The Performance Improvement Plan (PIP) is a corporate euphemism. Ostensibly, it's a structured path to help a struggling employee get back on track. In reality, in 90% of cases, it's a delayed firing with a paper trail to minimize legal liability.
We stopped doing them. We realized the PIP process was cruel, expensive, and dishonest. Instead, we moved to a "Performance or Pay" model. The results were better for the company and, surprisingly, much better for the departing employees.
The Cruelty of False Hope
A typical PIP lasts 30 to 90 days. During this time, the employee is under a microscope. Every email is scrutinized. Every commit is reviewed. The manager is documenting failures, not coaching for success.
The employee usually knows the score. They feel the shift in tone. But the "Improvement" in the name gives false hope. They work 60-hour weeks, trying to survive. The stress is immense. It's a slow-motion car crash that lasts three months.
When the inevitable termination comes at the end, the employee is burnt out, demoralized, and often bitter. They've spent their energy fighting a losing battle instead of finding a new job where they might thrive.
The Manager's Burden
For managers, PIPs are a nightmare. They require hours of documentation every week. "Did John meet objective 3.a of the plan?" They have to be adversarial with someone they likely hired and care about.
Because the legal department requires the PIP to be bulletproof to prevent lawsuits, managers stop being leaders and start being prosecutors. They build a case file. This destroys trust with the rest of the team, who see the bureaucratic machinery grinding their colleague down.
The operational cost is massive. A manager spending 10 hours a week documenting a PIP is 10 hours a week not helping high performers. We were investing our scarcest management resources in our least productive outcomes.
The Alternative: The Fork in the Road
We replaced PIPs with a transparent choice. When performance is consistently below expectations and coaching hasn't worked, we have a "Fork in the Road" conversation.
We tell the employee clearly: "You are not thriving here. The current trajectory leads to termination. We see two options:"
Option A: The Improvement Sprint. "If you genuinely believe you can turn this around, we will set incredibly clear 4-week goals. This is not a paperwork exercise. If you miss them, you leave with standard severance (2 weeks). But honestly, we have doubts this will work."

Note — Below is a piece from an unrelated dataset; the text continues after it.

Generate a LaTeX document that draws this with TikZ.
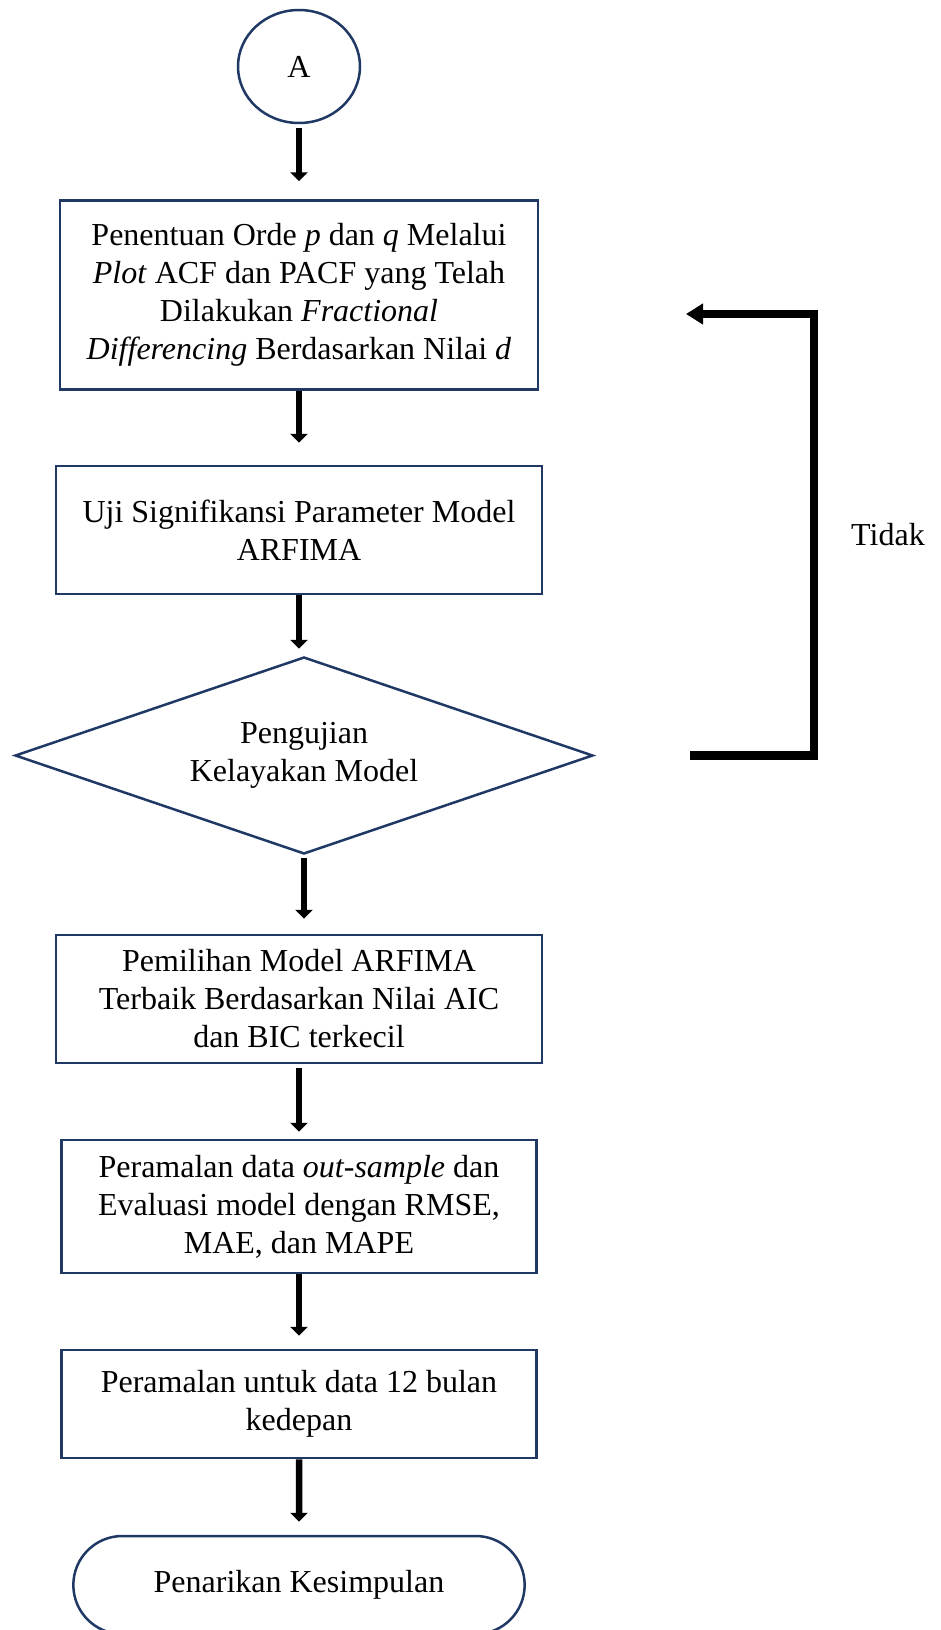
\documentclass[tikz,border=0pt]{standalone}
\usepackage{fontspec}
\setmainfont{Liberation Serif}
\usetikzlibrary{arrows.meta,shapes.geometric,shapes.misc}
\definecolor{navy}{HTML}{1F3864}

\begin{document}
\begin{tikzpicture}[every node/.style={font=\fontsize{32}{38}\selectfont},
    proc/.style={draw=navy, line width=2.5pt, rectangle, align=center},
    flowarrow/.style={line width=6.5pt, >={Triangle[width=17pt,length=9pt]}},
    backline/.style={line width=8.5pt, >={Triangle[width=20pt,length=17pt]}}]
        \useasboundingbox (-299pt,66.5pt) rectangle (641pt,-1563.5pt);
        \node[draw=navy, line width=2.5pt, ellipse, minimum width=122pt,
        minimum height=113pt] (A) {A};
        \node[proc, below of=A, minimum width=478pt, minimum height=189pt,
        node distance=228.5pt] (P1)
        {Penentuan Orde \textit{p} dan \textit{q} Melalui\\
        \textit{Plot} ACF dan PACF yang Telah\\
        Dilakukan \textit{Fractional}\\
        \textit{Differencing} Berdasarkan Nilai \textit{d}};
        \node[proc, below of=P1, minimum width=486pt, minimum height=128pt,
        node distance=235pt] (P2)
        {Uji Signifikansi Parameter Model\\ ARFIMA};
        \node[draw=navy, line width=2.5pt, diamond, aspect=2.9, inner sep=0pt,
        align=center, below of=P2, minimum width=578pt, minimum height=197pt,
        node distance=225.5pt, xshift=5pt] (D)
        {Pengujian\\ Kelayakan Model};
        \node[proc, below of=D, minimum width=486pt, minimum height=128pt,
        node distance=243.5pt, xshift=-5pt] (P3)
        {Pemilihan Model ARFIMA\\ Terbaik Berdasarkan Nilai AIC\\
        dan BIC terkecil};
        \node[proc, below of=P3, minimum width=475pt, minimum height=133pt,
        node distance=207.5pt] (P4)
        {Peramalan data \textit{out-sample} dan\\
        Evaluasi model dengan RMSE,\\ MAE, dan MAPE};
        \node[proc, below of=P4, minimum width=475pt, minimum height=108pt,
        node distance=197.5pt] (P5)
        {Peramalan untuk data 12 bulan\\ kedepan};
        \node[draw=navy, line width=2.5pt, rounded rectangle, below of=P5,
        minimum width=458pt, minimum height=98pt, node distance=181pt] (K)
        {Penarikan Kesimpulan};
        \draw[flowarrow, ->, shorten <=4pt, shorten >=18pt] (A) -- (P1);
        \draw[flowarrow, ->, shorten >=22pt] (P1) -- (P2);
        \draw[flowarrow, ->, shorten >=7pt] (P2) -- (P2 |- D.north);
        \draw[flowarrow, ->, shorten <=3pt, shorten >=15pt] (D) -- (D |- P3.north);
        \draw[flowarrow, ->, shorten <=4pt, shorten >=7pt] (P3) -- (P4);
        \draw[flowarrow, ->, shorten >=13pt] (P4) -- (P5);
        \draw[flowarrow, ->, shorten >=13pt] (P5) -- (K);
        \coordinate[right of=D, node distance=386pt] (loopS);
        \coordinate[right of=P1, node distance=387pt, yshift=-19pt] (loopE);
        \coordinate[right of=loopE, node distance=128pt] (loopX);
        \draw[backline, ->] (loopS) -| (loopX) -- (loopE);
        \node[right of=P2, node distance=589pt, yshift=-5pt] (tidak) {Tidak};
    \end{tikzpicture}
\end{document}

Option B: The Graceful Exit. "We accept this isn't the right fit. You leave now, with dignity. We pay you 3 months of severance. We will provide a neutral or positive reference focused on your strengths. You can focus immediately on finding a role that fits you better."

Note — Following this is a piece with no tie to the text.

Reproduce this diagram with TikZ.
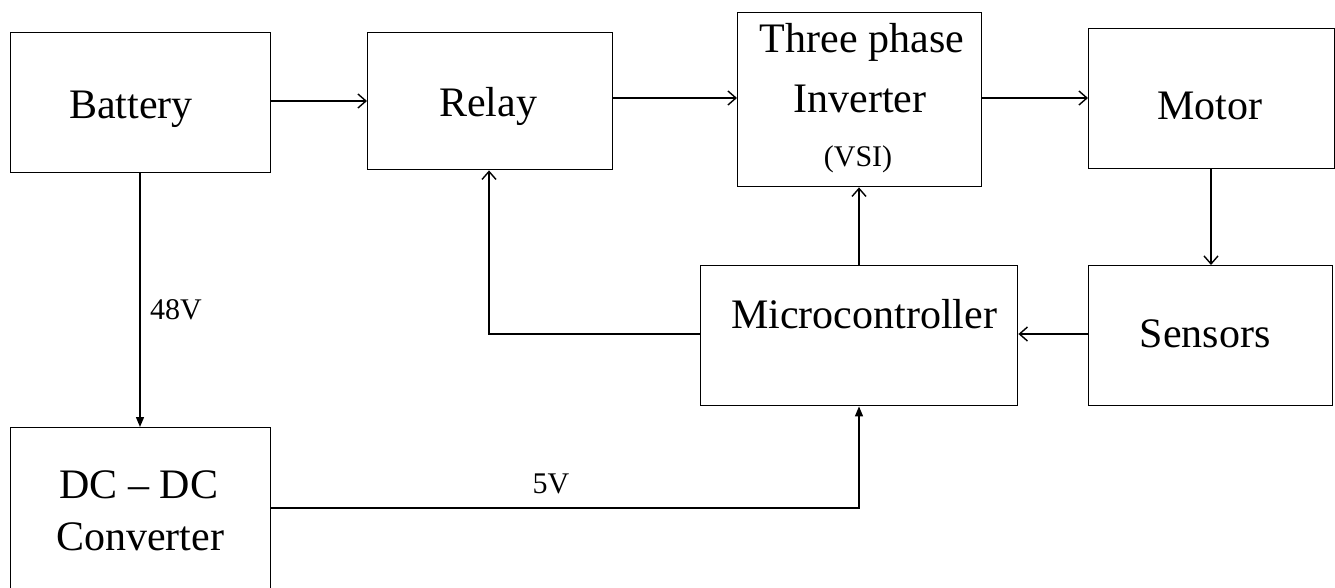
\documentclass[tikz,border=0pt]{standalone}
\usepackage{fontspec}
\setmainfont{Liberation Serif}
\usetikzlibrary{arrows.meta}
\tikzset{
  blk/.style={draw, line width=1.4pt, inner sep=0pt, anchor=north west},
  big/.style={font=\fontsize{42}{48}\selectfont, anchor=base, inner sep=0pt},
  small/.style={font=\fontsize{30}{34}\selectfont, anchor=base, inner sep=0pt},
  wire/.style={line width=1.4pt},
  oarr/.style={wire, -{Straight Barb[length=8pt,width=14pt,line width=1.4pt]}},
  farr/.style={wire, -{Triangle[length=10pt,width=8pt]}}
}
\begin{document}
\begin{tikzpicture}[x=1pt,y=-1pt]
\clip (0,0) rectangle (1335,588);
\fill[white] (0,0) rectangle (1335,588);
% boxes
\node[blk, minimum width=260pt, minimum height=140pt] (bat) at (10,32) {};
\node[blk, minimum width=245pt, minimum height=137pt] (rel) at (367,32) {};
\node[blk, minimum width=244pt, minimum height=174pt] (inv) at (737,12) {};
\node[blk, minimum width=246pt, minimum height=140pt] (mot) at (1088,28) {};
\node[blk, minimum width=244pt, minimum height=140pt] (sen) at (1088,265) {};
\node[blk, minimum width=317pt, minimum height=140pt] (mcu) at (700,265) {};
\node[blk, minimum width=260pt, minimum height=175pt] (dcdc) at (10,427) {};
% texts
\node[big] (tbat) at (131,119) {Battery};
\node[big] (trel) at (488,117) {Relay};
\node[big] (tinv1) at (862,53) {Three phase};
\node[big] (tinv2) at (860,113) {Inverter};
\node[small] (tinv3) at (858,167) {(VSI)};
\node[big] (tmot) at (1210,120) {Motor};
\node[big] (tsen) at (1205,347) {Sensors};
\node[big] (tmcu) at (864,328) {Microcontroller};
\node[big] (tdc1) at (139,498) {DC -- DC};
\node[big] (tdc2) at (140,550) {Converter};
\node[small] (l48) at (176,319) {48V};
\node[small] (l5) at (551,493) {5V};
% connectors
\coordinate (r1) at (rel.west |- 0,101);
\draw[oarr] (bat.east |- r1) -- (r1);
\coordinate (i1) at (inv.west |- 0,98);
\draw[oarr] (rel.east |- i1) -- (i1);
\coordinate (m1) at (mot.west |- 0,98);
\draw[oarr] (inv.east |- m1) -- (m1);
\coordinate (s1) at (1211,0);
\draw[oarr] (mot.south -| s1) -- (sen.north -| s1);
\coordinate (c1) at (0,334);
\draw[oarr] (sen.west |- c1) -- (mcu.east |- c1);
\coordinate (k1) at (859,0);
\draw[oarr] (mcu.north -| k1) -- (inv.south -| k1);
\coordinate (q1) at (489,334);
\draw[oarr] (mcu.west |- q1) -- (q1) -- (rel.south -| q1);
\coordinate (b1) at (140,0);
\draw[farr] (bat.south -| b1) -- (dcdc.north -| b1);
\coordinate (v1) at (859,508);
\draw[farr] (dcdc.east |- v1) -- (v1) -- (mcu.south -| v1);
\end{tikzpicture}
\end{document}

Why People Choose Option B
95% of people choose Option B. And they are relieved.
The offer of 3 months' pay is generous. It buys them time to find a new job without panic. They leave without the trauma of a 90-day failure documentation process. They leave feeling treated like an adult, not a delinquent.

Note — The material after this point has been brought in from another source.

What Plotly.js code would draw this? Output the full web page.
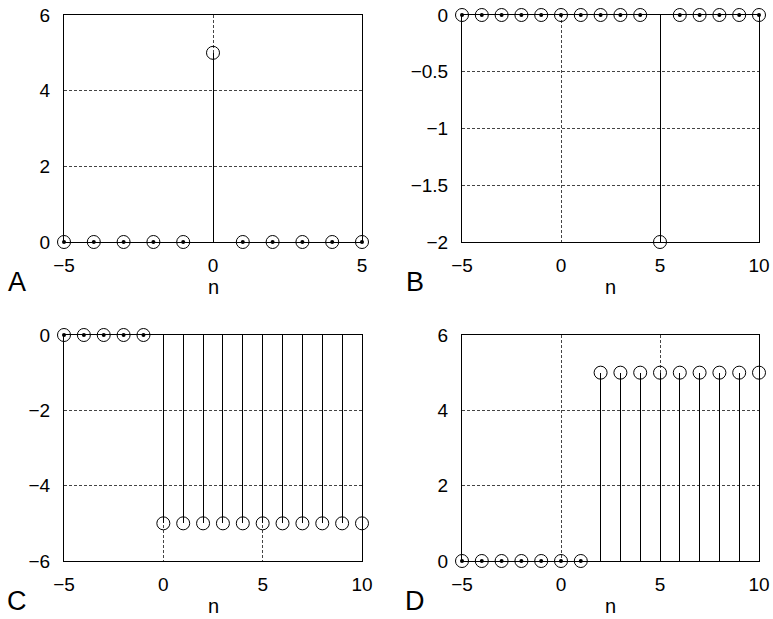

They often find jobs quickly. Why? Because they aren't interviewing while exhausted and beaten down by a PIP. They are interviewing with a financial cushion and their confidence intact.
The Legal Fear vs. Reality
HR and Legal departments love PIPs because they believe documentation prevents wrongful termination suits. "We proved they were bad at their job!"
Our experience? People rarely sue when you treat them fairly and pay them generously. People sue when they feel humiliated and trapped. The PIP creates the animosity that leads to lawsuits. The "Graceful Exit" diffuses it.
The cost of the extra severance is lower than the cost of the manager's time, the legal review time, and the potential legal fees of a bitter dispute. It's a "peace dividend."
The Culture Impact
The rest of the team notices. They see that when things don't work out, their colleagues aren't "disappeared" or tortured. Transitions are handled with respect.
It creates a culture of high standards but high psychological safety. You can fail here without being destroyed. It makes people more willing to take risks, and more willing to admit when a role isn't working for them.
Conclusion
Hiring mistakes happen. Role mismatches happen. They are not crimes. Punishing someone for a mismatch with a PIP is a relic of command-and-control management.
We realized that being "kind" didn't mean pretending everything was fine until it wasn't. It meant being honest quickly, and being generous during the transition. Honest severance isn't just nice; it's better business.
If you are putting someone on a PIP, ask yourself: Do you actually expect them to succeed? If the answer is no, stop the charade. Buy out their contract, shake their hand, and let them get on with their life.